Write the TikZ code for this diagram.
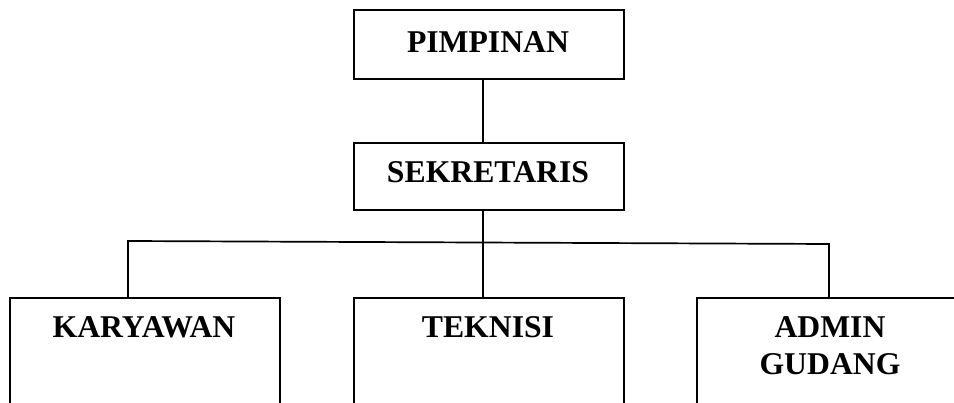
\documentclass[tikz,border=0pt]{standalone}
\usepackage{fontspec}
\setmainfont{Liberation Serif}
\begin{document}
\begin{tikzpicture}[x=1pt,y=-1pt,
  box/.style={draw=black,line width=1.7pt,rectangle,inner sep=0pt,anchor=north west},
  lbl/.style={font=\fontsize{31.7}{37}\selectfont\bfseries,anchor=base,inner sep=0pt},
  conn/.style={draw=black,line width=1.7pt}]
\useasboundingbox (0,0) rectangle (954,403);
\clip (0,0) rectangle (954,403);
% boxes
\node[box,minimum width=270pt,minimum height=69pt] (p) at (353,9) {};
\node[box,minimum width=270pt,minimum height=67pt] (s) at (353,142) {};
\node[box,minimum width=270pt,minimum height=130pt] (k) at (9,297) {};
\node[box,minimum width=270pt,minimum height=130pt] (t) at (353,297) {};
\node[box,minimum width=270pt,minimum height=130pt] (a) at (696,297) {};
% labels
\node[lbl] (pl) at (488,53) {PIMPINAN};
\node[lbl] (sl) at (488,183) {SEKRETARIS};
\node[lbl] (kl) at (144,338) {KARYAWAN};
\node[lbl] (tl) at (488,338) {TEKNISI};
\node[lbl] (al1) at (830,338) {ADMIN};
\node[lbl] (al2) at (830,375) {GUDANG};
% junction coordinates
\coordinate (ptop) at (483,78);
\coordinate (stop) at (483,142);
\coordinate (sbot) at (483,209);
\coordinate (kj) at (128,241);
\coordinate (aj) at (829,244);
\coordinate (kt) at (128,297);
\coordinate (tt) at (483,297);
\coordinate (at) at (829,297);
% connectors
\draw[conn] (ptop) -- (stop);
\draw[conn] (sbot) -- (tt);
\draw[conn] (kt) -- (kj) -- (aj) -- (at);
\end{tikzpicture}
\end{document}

☆ ☆ ☆

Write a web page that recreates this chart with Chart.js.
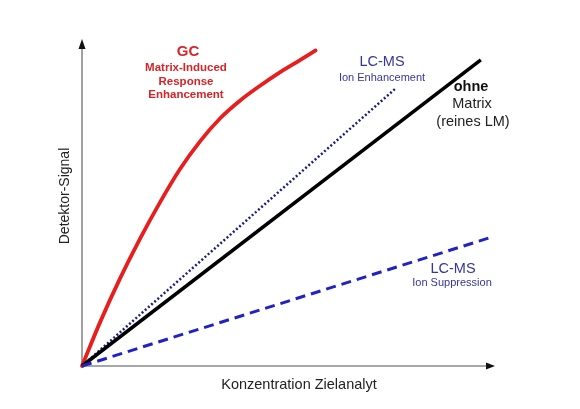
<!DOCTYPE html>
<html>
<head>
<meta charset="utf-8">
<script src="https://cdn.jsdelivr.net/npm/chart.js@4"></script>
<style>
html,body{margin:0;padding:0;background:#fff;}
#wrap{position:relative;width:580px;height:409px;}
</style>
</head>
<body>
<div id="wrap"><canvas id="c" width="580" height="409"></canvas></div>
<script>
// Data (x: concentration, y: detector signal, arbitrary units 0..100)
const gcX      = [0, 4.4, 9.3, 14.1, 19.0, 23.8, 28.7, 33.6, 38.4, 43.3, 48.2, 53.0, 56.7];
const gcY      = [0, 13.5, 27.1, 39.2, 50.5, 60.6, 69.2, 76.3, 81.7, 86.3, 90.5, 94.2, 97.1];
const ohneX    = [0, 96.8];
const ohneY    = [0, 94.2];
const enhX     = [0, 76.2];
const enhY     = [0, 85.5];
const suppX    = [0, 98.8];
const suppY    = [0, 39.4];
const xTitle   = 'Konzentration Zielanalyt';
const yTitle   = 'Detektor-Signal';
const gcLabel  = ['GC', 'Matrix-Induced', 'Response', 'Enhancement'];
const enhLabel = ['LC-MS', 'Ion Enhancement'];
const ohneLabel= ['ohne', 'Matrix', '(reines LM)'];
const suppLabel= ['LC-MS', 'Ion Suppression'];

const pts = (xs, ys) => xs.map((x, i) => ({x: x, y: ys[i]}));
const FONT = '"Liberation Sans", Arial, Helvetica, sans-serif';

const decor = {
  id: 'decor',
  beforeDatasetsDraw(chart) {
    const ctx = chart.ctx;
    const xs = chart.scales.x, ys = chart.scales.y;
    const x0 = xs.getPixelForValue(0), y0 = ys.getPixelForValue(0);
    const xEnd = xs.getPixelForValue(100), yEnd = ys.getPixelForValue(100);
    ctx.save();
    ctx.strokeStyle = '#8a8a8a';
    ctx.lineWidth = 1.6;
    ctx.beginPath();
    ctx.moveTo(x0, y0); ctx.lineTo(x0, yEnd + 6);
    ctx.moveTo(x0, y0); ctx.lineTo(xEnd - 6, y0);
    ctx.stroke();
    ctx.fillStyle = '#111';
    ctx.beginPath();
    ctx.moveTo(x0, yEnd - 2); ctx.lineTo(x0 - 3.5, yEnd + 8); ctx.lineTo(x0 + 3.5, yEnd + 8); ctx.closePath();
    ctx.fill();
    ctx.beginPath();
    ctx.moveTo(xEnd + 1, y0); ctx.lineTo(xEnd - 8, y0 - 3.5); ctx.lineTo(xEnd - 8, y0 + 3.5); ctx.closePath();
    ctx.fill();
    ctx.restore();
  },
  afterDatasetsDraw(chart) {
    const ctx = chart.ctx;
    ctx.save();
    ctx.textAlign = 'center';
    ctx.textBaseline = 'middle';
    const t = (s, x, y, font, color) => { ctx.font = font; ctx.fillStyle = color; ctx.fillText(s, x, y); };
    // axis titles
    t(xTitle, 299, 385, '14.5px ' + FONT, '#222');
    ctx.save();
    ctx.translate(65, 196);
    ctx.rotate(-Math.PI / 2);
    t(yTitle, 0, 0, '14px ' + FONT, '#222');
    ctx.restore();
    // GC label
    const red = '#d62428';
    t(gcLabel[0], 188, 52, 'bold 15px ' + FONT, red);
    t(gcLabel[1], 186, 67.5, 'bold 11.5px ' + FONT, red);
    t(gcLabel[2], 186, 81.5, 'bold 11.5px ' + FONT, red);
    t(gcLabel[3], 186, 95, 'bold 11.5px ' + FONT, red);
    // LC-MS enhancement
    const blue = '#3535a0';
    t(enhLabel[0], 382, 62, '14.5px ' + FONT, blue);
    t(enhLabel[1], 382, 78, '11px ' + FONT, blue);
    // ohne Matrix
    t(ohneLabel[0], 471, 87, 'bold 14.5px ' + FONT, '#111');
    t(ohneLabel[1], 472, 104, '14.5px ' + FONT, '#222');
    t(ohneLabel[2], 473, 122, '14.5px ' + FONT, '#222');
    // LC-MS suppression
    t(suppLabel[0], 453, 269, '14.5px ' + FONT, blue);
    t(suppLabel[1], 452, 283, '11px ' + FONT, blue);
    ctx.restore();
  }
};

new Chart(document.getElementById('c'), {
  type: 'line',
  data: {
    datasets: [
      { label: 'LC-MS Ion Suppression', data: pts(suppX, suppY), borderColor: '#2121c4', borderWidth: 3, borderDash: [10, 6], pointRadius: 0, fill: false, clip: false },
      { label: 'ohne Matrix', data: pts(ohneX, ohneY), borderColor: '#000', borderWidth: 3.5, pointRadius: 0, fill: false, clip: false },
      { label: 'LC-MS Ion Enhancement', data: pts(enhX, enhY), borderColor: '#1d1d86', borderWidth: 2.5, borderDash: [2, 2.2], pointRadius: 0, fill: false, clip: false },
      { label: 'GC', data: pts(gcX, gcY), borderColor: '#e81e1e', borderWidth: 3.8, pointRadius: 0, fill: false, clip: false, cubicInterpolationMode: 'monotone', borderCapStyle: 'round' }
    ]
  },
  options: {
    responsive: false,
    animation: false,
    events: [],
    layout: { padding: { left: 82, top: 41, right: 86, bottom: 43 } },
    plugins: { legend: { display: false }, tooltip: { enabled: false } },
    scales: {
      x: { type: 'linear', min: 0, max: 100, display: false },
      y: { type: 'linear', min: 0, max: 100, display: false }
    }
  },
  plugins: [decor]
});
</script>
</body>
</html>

☆ ☆ ☆

WHAT YOU ARE ASKED TO DO: Look for the word "this" and return every line where it occurs.

EXERCISE ANSWER:
Write the TikZ code for this diagram.
Write a web page that recreates this chart with Chart.js.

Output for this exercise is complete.